**STATED EXERCISE**
Of all the lines in the material, how many include the word "this"? Give only the number.

**DATASET EXTRACT**
--

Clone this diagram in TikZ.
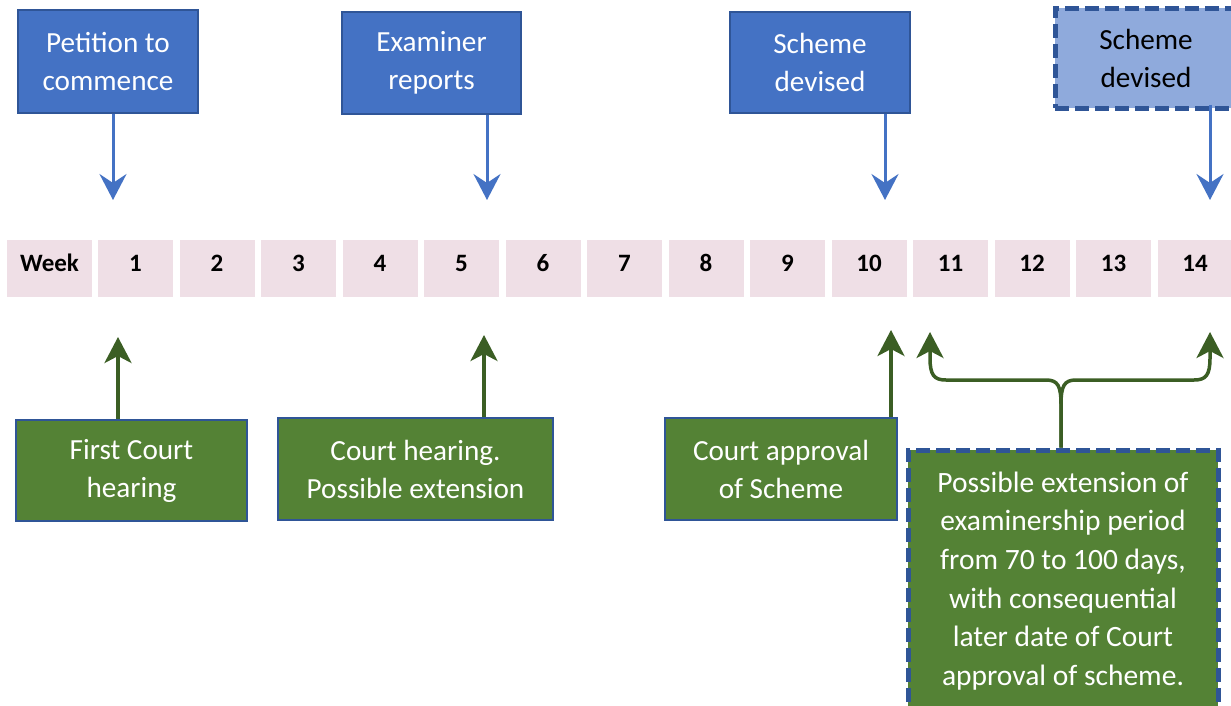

--

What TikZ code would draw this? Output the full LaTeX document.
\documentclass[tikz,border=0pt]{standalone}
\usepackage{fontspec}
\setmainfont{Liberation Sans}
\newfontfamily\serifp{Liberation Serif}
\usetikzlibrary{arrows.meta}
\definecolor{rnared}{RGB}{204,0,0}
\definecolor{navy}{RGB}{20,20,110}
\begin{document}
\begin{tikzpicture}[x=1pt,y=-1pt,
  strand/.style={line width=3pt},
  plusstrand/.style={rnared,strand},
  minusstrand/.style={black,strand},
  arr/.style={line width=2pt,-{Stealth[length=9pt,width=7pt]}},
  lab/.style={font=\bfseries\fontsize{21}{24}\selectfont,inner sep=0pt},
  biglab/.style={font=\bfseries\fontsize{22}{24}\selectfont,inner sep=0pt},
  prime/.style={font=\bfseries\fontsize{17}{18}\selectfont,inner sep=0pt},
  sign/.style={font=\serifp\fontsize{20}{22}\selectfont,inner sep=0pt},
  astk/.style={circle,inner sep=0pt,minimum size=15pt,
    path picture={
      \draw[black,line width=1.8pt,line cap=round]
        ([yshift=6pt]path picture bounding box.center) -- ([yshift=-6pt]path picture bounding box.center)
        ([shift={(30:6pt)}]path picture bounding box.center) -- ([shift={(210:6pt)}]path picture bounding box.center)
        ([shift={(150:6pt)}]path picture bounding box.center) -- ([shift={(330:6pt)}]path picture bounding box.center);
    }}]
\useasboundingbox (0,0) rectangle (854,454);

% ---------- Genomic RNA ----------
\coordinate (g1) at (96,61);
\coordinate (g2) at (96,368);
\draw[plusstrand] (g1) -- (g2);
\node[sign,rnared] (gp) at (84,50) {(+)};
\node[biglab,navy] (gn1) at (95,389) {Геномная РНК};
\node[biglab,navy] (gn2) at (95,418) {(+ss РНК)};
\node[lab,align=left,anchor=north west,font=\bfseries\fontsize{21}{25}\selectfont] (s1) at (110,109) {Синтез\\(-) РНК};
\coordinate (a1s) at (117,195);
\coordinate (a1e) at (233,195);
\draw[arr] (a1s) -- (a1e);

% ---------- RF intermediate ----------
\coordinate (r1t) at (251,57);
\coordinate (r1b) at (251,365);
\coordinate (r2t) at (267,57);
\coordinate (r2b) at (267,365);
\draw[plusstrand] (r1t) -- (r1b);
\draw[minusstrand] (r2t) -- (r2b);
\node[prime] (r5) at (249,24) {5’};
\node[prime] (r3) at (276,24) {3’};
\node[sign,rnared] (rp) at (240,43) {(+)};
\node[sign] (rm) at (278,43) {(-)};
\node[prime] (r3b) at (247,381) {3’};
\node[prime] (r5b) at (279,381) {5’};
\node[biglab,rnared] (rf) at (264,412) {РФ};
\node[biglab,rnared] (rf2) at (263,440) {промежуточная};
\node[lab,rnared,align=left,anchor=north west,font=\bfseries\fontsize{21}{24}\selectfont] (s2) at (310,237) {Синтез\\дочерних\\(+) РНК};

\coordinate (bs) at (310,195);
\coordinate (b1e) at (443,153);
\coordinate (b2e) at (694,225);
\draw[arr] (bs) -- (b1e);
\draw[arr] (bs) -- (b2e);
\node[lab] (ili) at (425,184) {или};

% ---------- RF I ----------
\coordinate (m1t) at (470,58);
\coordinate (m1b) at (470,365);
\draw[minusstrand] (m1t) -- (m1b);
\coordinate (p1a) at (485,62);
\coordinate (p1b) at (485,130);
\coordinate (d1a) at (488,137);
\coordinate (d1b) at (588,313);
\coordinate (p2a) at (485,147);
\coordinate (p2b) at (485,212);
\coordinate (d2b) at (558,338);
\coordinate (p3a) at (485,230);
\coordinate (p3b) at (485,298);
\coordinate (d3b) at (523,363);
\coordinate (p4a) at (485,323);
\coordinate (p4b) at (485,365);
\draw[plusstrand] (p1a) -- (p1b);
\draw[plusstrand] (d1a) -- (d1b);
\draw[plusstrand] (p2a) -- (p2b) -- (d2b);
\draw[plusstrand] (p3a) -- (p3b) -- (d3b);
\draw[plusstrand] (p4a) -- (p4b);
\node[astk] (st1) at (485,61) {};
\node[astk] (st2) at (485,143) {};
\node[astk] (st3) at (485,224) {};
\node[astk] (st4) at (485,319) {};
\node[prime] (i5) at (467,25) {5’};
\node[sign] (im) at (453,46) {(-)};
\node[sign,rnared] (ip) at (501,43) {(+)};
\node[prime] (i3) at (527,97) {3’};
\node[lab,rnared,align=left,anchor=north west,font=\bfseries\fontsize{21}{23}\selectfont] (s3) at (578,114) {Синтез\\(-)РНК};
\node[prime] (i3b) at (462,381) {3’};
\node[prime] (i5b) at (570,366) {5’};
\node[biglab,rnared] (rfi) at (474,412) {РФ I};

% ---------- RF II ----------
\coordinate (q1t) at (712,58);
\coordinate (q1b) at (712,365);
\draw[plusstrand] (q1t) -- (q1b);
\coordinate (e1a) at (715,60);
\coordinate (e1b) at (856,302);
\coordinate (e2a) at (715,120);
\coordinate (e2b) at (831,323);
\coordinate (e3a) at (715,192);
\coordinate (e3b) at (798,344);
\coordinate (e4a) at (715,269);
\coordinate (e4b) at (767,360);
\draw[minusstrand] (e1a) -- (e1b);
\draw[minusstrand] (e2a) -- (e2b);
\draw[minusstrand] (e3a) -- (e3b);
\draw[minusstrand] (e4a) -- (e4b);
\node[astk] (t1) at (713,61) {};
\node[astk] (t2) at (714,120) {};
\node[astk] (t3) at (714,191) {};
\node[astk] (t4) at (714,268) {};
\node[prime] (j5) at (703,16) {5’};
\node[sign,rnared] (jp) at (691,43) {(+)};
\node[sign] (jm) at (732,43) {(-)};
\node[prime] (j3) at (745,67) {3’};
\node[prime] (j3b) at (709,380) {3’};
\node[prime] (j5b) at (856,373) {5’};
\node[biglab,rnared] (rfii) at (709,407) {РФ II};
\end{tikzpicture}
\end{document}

--

**RESULT**
2